Stated task: Could the lines from the start of the data through the line with "import pandas as pd" be set down exactly, with no pictures among them?
------
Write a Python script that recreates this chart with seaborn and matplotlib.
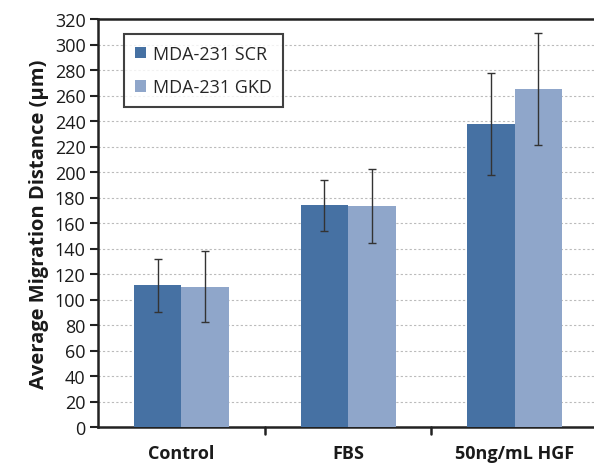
import matplotlib
matplotlib.use("Agg")
import matplotlib.pyplot as plt
import seaborn as sns
import pandas as pd

categories = ["Control", "FBS", "50ng/mL HGF"]
series = ["MDA-231 SCR", "MDA-231 GKD"]
scr_values = [111, 174, 238]
gkd_values = [110, 173, 265]
scr_errors = [21, 20, 40]
gkd_errors = [28, 29, 44]
y_ticks = list(range(0, 321, 20))

colors = ["#4671A3", "#8FA6CA"]

rows = []
for c, v, e in zip(categories, scr_values, scr_errors):
    rows.append({"cat": c, "series": series[0], "val": v, "err": e})
for c, v, e in zip(categories, gkd_values, gkd_errors):
    rows.append({"cat": c, "series": series[1], "val": v, "err": e})
df = pd.DataFrame(rows)

sns.set_theme(style="white")
plt.rcParams['font.family'] = ['Open Sans', 'DejaVu Sans']

fig = plt.figure(figsize=(5.94, 4.64), dpi=100)
ax = fig.add_axes([98/594, 36/464, 500/594, 408/464])

sns.barplot(data=df, x="cat", y="val", hue="series", order=categories,
            hue_order=series, palette=colors, errorbar=None, width=0.57,
            saturation=1, ax=ax, linewidth=0, zorder=3)

bars = [p for p in ax.patches if p.get_height() > 0]
bars_sorted = sorted(bars, key=lambda p: p.get_x())
vals_order = []
errs_order = []
for i in range(len(categories)):
    vals_order += [scr_values[i], gkd_values[i]]
    errs_order += [scr_errors[i], gkd_errors[i]]
xs = [p.get_x() + p.get_width() / 2 for p in bars_sorted]
ax.errorbar(xs, vals_order, yerr=errs_order, fmt="none", ecolor="#333333",
            elinewidth=1.0, capsize=3, capthick=1.0, zorder=4)

ax.set_ylim(0, 320)
ax.set_xlim(-0.5, 2.5)
ax.set_yticks(y_ticks)
ax.set_yticklabels([str(t) for t in y_ticks], fontsize=13, color="#1a1a1a")
ax.yaxis.grid(True, linestyle=(0, (2, 2)), color="#BBBBBB", linewidth=0.8, zorder=0)
ax.set_axisbelow(True)

ax.set_xticks([0, 1, 2])
ax.set_xticklabels(categories, fontsize=13, fontweight="bold", color="#1a1a1a")
ax.tick_params(axis="x", length=0, pad=12)
for xb in [0.5, 1.5]:
    ax.plot([xb, xb], [0, -0.018], transform=ax.get_xaxis_transform(),
            color="#222222", linewidth=1.8, clip_on=False)
ax.tick_params(axis="y", left=True, length=6, width=1.5, color="#222222", pad=3)

ax.set_xlabel("")
ax.set_ylabel("Average Migration Distance (µm)", fontsize=14.5, fontweight="bold",
              color="#1a1a1a", labelpad=4)

for s in ["left", "bottom", "top"]:
    ax.spines[s].set_visible(True)
    ax.spines[s].set_color("#222222")
    ax.spines[s].set_linewidth(1.8)
ax.spines["right"].set_visible(False)

leg = ax.legend(loc="upper left", bbox_to_anchor=(0.052, 0.963), borderaxespad=0,
                fontsize=13, handlelength=0.6, handleheight=0.6, labelspacing=0.85,
                frameon=True, fancybox=False, edgecolor="#111111",
                borderpad=0.6, handletextpad=0.4)
leg.get_frame().set_linewidth(1.5)
leg.set_title(None)

fig.savefig("out.png", dpi=100)
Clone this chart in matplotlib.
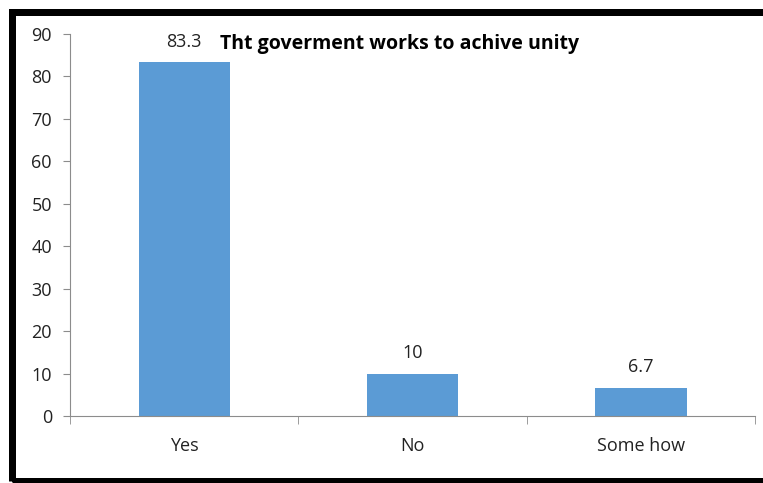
------
Written solution:
Write a Python script that recreates this chart with seaborn and matplotlib.
import matplotlib
matplotlib.use("Agg")
import matplotlib.pyplot as plt
import seaborn as sns
import pandas as pd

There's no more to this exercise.